The recording operation control device, the integrated circuit, the optical disc recording/reproducing device and the recording operation control method of the present invention have an advantage that the area of the optical disc used for driving the optimum recording power can be reduced and the amount of time required for deriving the optimum recording power can be shortened, and are useful, for example, as a technique for controlling the laser beam intensity of an optical disc recording/reproducing device for recording and reproducing data to/from an optical disc such as a DVD+R/RW/R DL (Dual Layer), a DVD-R/RW/R DL, a DVD-RAM or a next-generation optical disc.

Claims

1-18. (canceled)

19. A recording operation control device for controlling a recording power during a recording operation in an optical disc recording/reproducing device;

an information recording precision calculating section for calculating an information recording precision for each recording power based on a reproduced RF signal obtained by measuring a reflected light intensity when reproducing recorded information with a predetermined reproduction laser beam intensity after a recording operation of recording the information on an optical disc with a plurality of different recording powers;

a relationship information obtaining section for obtaining relationship information representing a relationship between the recording power and the information recording precision based on the information recording precision calculated by the information recording precision calculating section;

a relationship information storing section for storing the relationship information obtained by the relationship information obtaining section;

a laser control section for obtaining a recording power corresponding to a target information recording precision based on the relationship information stored in the relationship information storing section, and controlling an optical pickup so that information is recorded on the optical disc with the obtained recording power;

a relationship information correcting section for correcting the relationship information stored in the relationship information storing section based on a state of the optical disc recording/reproducing device; and

a discontinuation section for instructing, during the recording operation, the optical disc recording/reproducing device to discontinue the recording operation, wherein:

the information recording precision calculating section further calculates the information recording precision of information recorded immediately before the discontinuation; and

the relationship information correcting section corrects the relationship information stored in the relationship information storing section based on the information recording precision of the information recorded immediately before the discontinuation.

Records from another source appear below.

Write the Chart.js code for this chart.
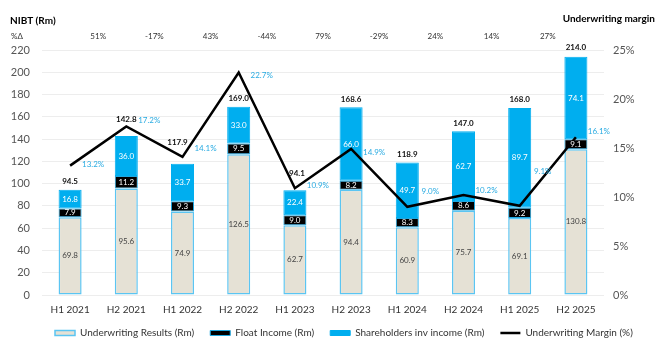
<!DOCTYPE html>
<html>
<head>
<meta charset="utf-8">
<script src="https://cdn.jsdelivr.net/npm/chart.js"></script>
<style>
body { margin: 0; background: #fff; }
</style>
</head>
<body>
<canvas id="myChart" width="660" height="353"></canvas>
<script>
const periods = ['H1 2021', 'H2 2021', 'H1 2022', 'H2 2022', 'H1 2023', 'H2 2023', 'H1 2024', 'H2 2024', 'H1 2025', 'H2 2025'];
const underwriting = [69.8, 95.6, 74.9, 126.5, 62.7, 94.4, 60.9, 75.7, 69.1, 130.8];
const floatIncome = [7.9, 11.2, 9.3, 9.5, 9.0, 8.2, 8.3, 8.6, 9.2, 9.1];
const shareholders = [16.8, 36.0, 33.7, 33.0, 22.4, 66.0, 49.7, 62.7, 89.7, 74.1];
const totals = [94.5, 142.8, 117.9, 169.0, 94.1, 168.6, 118.9, 147.0, 168.0, 214.0];
const margin = [13.2, 17.2, 14.1, 22.7, 10.9, 14.9, 9.0, 10.2, 9.1, 16.1];
const growth = ['51%', '-17%', '43%', '-44%', '79%', '-29%', '24%', '14%', '27%'];

const FONT = 'Lato, "Open Sans", sans-serif';

// labels, headers and the %Δ row
const labelsPlugin = {
  id: 'labels',
  afterLayout(chart) {
    chart.legend.left += 29;
    chart.legend.right += 29;
    chart.legend.top -= 5;
  },
  afterDraw(chart) {
    const ctx = chart.ctx;
    const x = chart.scales.x;
    ctx.save();
    ctx.textBaseline = 'middle';

    ctx.font = 'bold 10px ' + FONT;
    ctx.fillStyle = '#000';
    ctx.textAlign = 'left';
    ctx.fillText('NIBT (Rm)', 10, 21);
    ctx.textAlign = 'right';
    ctx.fillText('Underwriting margin', 655, 19);

    ctx.font = '8px ' + FONT;
    ctx.fillStyle = '#333';
    ctx.textAlign = 'left';
    ctx.fillText('%Δ', 11, 36);
    ctx.textAlign = 'center';
    growth.forEach((g, i) => {
      const px = (x.getPixelForValue(i) + x.getPixelForValue(i + 1)) / 2;
      ctx.fillText(g, px, 36);
    });

    const segColors = ['#444', '#fff', '#fff'];
    [0, 1, 2].forEach(d => {
      const meta = chart.getDatasetMeta(d);
      ctx.fillStyle = segColors[d];
      ctx.font = '8px ' + FONT;
      meta.data.forEach((el, i) => {
        ctx.fillText(chart.data.datasets[d].data[i].toFixed(1), el.x, (el.y + el.base) / 2);
      });
    });

    // totals sit above the stack, lifted clear of the line where they meet it
    const lift = [8, 17, 21, 8, 17, 8, 8, 8, 8, 9];
    const nudge = [0, 0, -5, 0, 2, 0, 0, 0, 0, 0];
    const topMeta = chart.getDatasetMeta(2);
    ctx.font = 'bold 8px ' + FONT;
    ctx.fillStyle = '#111';
    topMeta.data.forEach((el, i) => {
      ctx.fillText(totals[i].toFixed(1), el.x + nudge[i], el.y - lift[i]);
    });

    const dy = [-1, -6, -8, 3, -3, 3, -15, -5, -34, -6];
    const lineMeta = chart.getDatasetMeta(3);
    ctx.fillStyle = '#29ABE2';
    ctx.font = '8px ' + FONT;
    lineMeta.data.forEach((p, i) => {
      ctx.fillText(margin[i].toFixed(1) + '%', p.x + 23, p.y + dy[i]);
    });
    ctx.restore();
  }
};

const ctx = document.getElementById('myChart').getContext('2d');
const chart = new Chart(ctx, {
  type: 'bar',
  data: {
    labels: periods,
    datasets: [{
      label: 'Underwriting Results (Rm)',
      data: underwriting,
      backgroundColor: '#E5E1D5',
      borderColor: '#5BC5F2',
      borderWidth: 1.5,
      borderSkipped: false,
      stack: 's',
      order: 1
    }, {
      label: 'Float Income (Rm)',
      data: floatIncome,
      backgroundColor: '#000',
      borderColor: '#1FA7E0',
      borderWidth: 1,
      borderSkipped: false,
      stack: 's',
      order: 1
    }, {
      label: 'Shareholders inv income (Rm)',
      data: shareholders,
      backgroundColor: '#00AEEF',
      borderColor: '#00AEEF',
      borderWidth: 1,
      borderSkipped: false,
      stack: 's',
      order: 1
    }, {
      type: 'line',
      label: 'Underwriting Margin (%)',
      data: margin,
      yAxisID: 'y1',
      borderColor: '#000',
      backgroundColor: '#000',
      borderWidth: 2.5,
      pointRadius: 0,
      tension: 0,
      order: 0
    }]
  },
  options: {
    responsive: false,
    animation: false,
    barPercentage: 0.41,
    categoryPercentage: 1,
    layout: { padding: { top: 50, left: 10, right: 0, bottom: 0 } },
    plugins: {
      title: { display: false },
      tooltip: { enabled: false },
      legend: {
        position: 'bottom',
        align: 'start',
        labels: {
          usePointStyle: true,
          pointStyleWidth: 20,
          boxHeight: 5,
          padding: 16,
          color: '#333',
          font: { family: FONT, size: 10 },
          sort: (a, b) => a.datasetIndex - b.datasetIndex,
          generateLabels(chart) {
            const items = Chart.defaults.plugins.legend.labels.generateLabels(chart);
            items.forEach(it => { it.pointStyle = it.datasetIndex === 3 ? 'line' : 'rect'; });
            return items;
          }
        }
      }
    },
    scales: {
      x: {
        stacked: true,
        grid: { display: false, drawTicks: false },
        border: { display: false },
        ticks: { color: '#333', padding: 9, font: { family: FONT, size: 10 } },
        afterFit(scale) { scale.height = 22; }
      },
      y: {
        stacked: true,
        min: 0,
        max: 220,
        ticks: { stepSize: 20, color: '#555', padding: 12, font: { family: FONT, size: 11 } },
        grid: { color: '#EDEDED', drawTicks: false },
        border: { display: false },
        afterFit(scale) { scale.width = 32; }
      },
      y1: {
        position: 'right',
        min: 0,
        max: 25,
        ticks: { stepSize: 5, color: '#555', padding: 9, font: { family: FONT, size: 11 },
          callback: v => v + '%' },
        grid: { display: false, drawTicks: false },
        border: { display: false },
        afterFit(scale) { scale.width = 56; }
      }
    }
  },
  plugins: [labelsPlugin]
});
</script>
</body>
</html>
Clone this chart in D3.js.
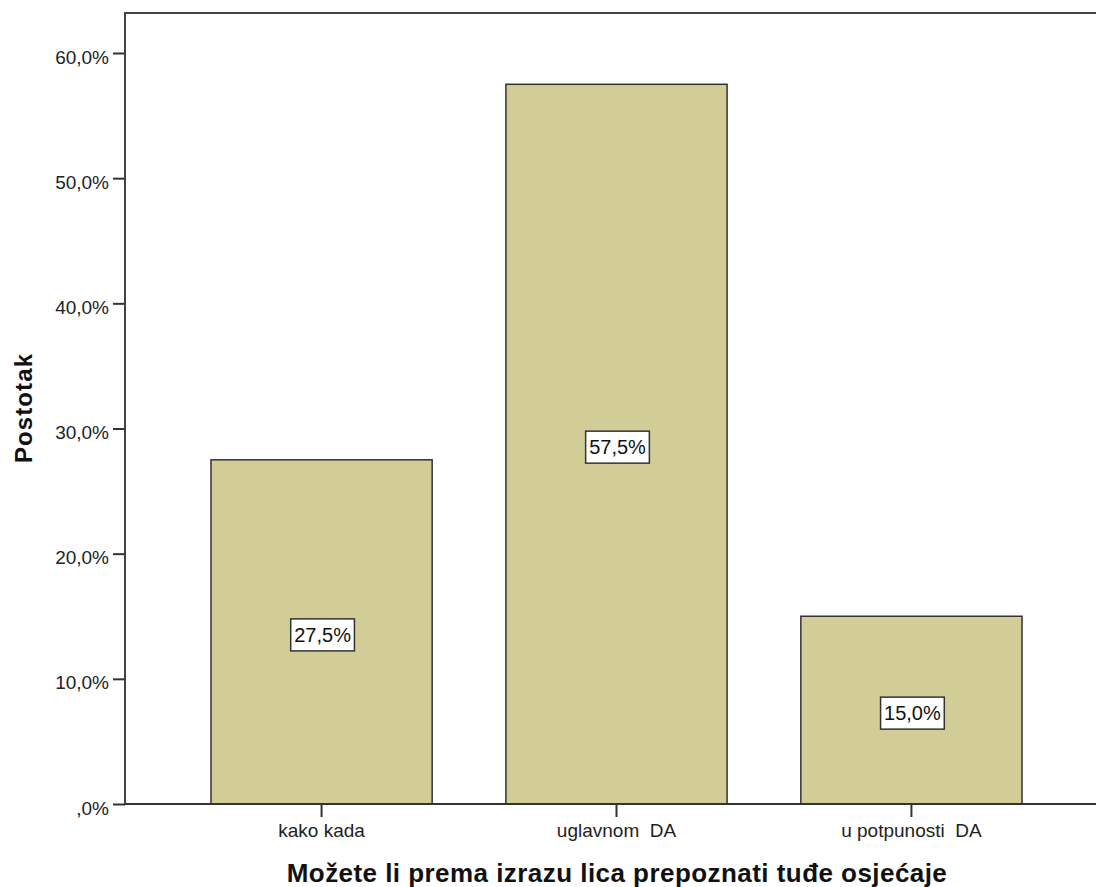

20. The recording operation control device of claim 19, wherein:

the discontinuation section instructs the optical disc recording/reproducing device to discontinue the recording operation when a deterioration of the recording precision is measured during the recording operation;

the relationship information correcting section corrects the relationship information stored in the relationship information storing section based on the information recording precision of information recorded immediately before the discontinuation if a deterioration of the recording precision is measured during the recording operation; and

the relationship information correcting section corrects the relationship information stored in the relationship information storing section when an operation condition that affects the information recording precision of the optical disc recording/reproducing device changes based on how the operation condition of the optical disc recording/reproducing device changes.

21. The recording operation control device of claim 20, wherein the operation condition that affects the information recording precision of the optical disc recording/reproducing device is a temperature of the optical disc recording/reproducing device or a surface temperature of the optical disc.

22. The recording operation control device of claim 20, wherein the operation condition that affects the information recording precision of the optical disc recording/reproducing device is an angular velocity of the optical disc.

23. The recording operation control device of claim 20, wherein the operation condition that affects the information recording precision of the optical disc recording/reproducing device is a linear velocity of the optical disc.

24. The recording operation control device of claim 19, wherein the discontinuation section instructs the optical disc recording/reproducing device to discontinue the recording operation when a deterioration of the recording precision is measured during the recording operation.

25. The recording operation control device of claim 19, wherein the relationship information is the parameter of the relationship equation representing the relationship between the recording power and the information recording precision.

26. The recording operation control device of claim 19, wherein the relationship information is information representing the information recording precision calculated by the information recording precision calculating section being associated with the recording power.

27. An integrated circuit for controlling a recording power during a recording operation in an optical disc recording/reproducing device, comprising:

28. An optical disc recording/reproducing device, comprising the integrated circuit of claim 27.

29. A recording operation control method using a recording operation control device for controlling a recording power during a recording operation in an optical disc recording/reproducing device, the method comprising:

an information recording precision calculating step of calculating an information recording precision for each recording power based on a reproduced RF signal obtained by measuring a reflected light intensity when reproducing recorded information with a predetermined reproduction laser beam intensity after a recording operation of recording the information on an optical disc with a plurality of different recording powers;

a relationship information obtaining step of obtaining relationship information representing a relationship between the recording power and the information recording precision based on the information recording precision calculated in the information recording precision calculating step;

a relationship information storing step of storing the relationship information obtained in the relationship information obtaining step;

a laser control step of obtaining a recording power corresponding to a target information recording precision based on the relationship information stored in the relationship information storing section, and controlling an optical pickup so that information is recorded on the optical disc with the obtained recording power;

a relationship information correcting step of correcting the relationship information stored in the relationship information storing section based on a state of the optical disc recording/reproducing device;

a discontinuation step of instructing, during the recording operation, the optical disc recording/reproducing device to discontinue the recording operation; and

an immediately-before-discontinuation recording precision calculating step of calculating the information recording precision of information recorded immediately before the discontinuation,

wherein the relationship information correcting step corrects the relationship information stored in the relationship information storing section based on the information recording precision calculated in the immediately-before-discontinuation recording precision calculating step.

30. The recording operation control method of claim 29, wherein the relationship information is the parameter of the relationship equation representing the relationship between the recording power and the information recording precision.